36And she said unto him, My father, if you have opened your mouth unto the LORD, do to me according to that which has proceeded out of your mouth; forasmuch as the LORD has taken vengeance for you of your enemies, even of the children of Ammon.
37And she said unto her father, Let this thing be done for me: let me alone two months, that I may go up and down upon the mountains, and bewail my virginity, I and my fellows.
38And he said, Go. And he sent her away for two months: and she went with her companions, and bewailed her virginity upon the mountains.

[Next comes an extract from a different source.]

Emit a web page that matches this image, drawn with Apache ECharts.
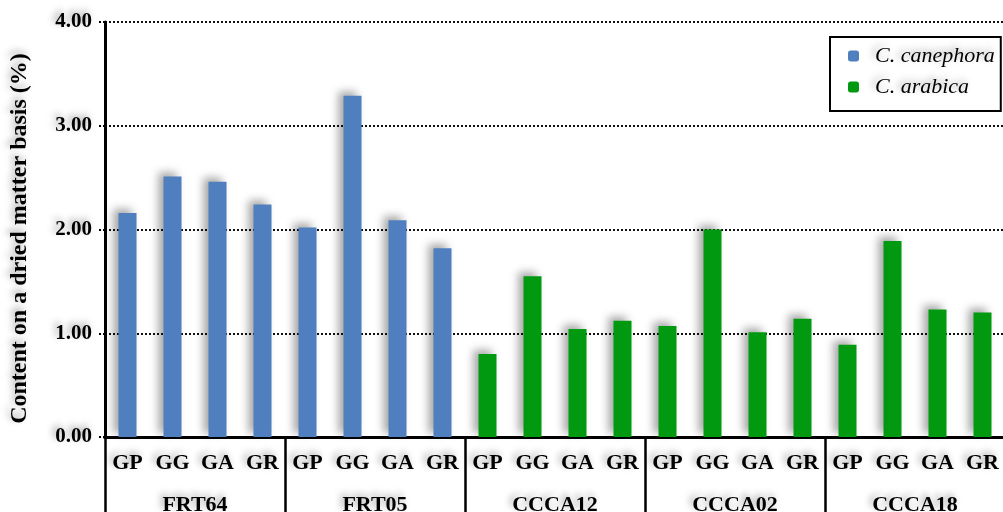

39And it came to pass at the end of two months, that she returned unto her father, who did with her according to his vow which he had vowed: and she knew no man. And it was a custom in Israel,
40That the daughters of Israel went yearly to lament the daughter of Jephthah the Gileadite four days in a year. (Jephthah did not put his daughter to death and offer up her body as a Burnt Sacrifice to Jehovah, for such sacrifices were sternly forbidden in the Law [Lev. 18:21; 20:2-5]. What he did was the following:
He dedicated his daughter to Jehovah by a perpetual virginity. This is conclusive from the statement in Verse 39 that after her father had performed his vow, she knew no man, that is, she never was married.
Considering that no children would be born into this family, this meant that the line of Jephthah would end with his death and her death; however, Jephthah is mentioned in Hebrews 11:32 as one of the great giants of Faith. And so he was!)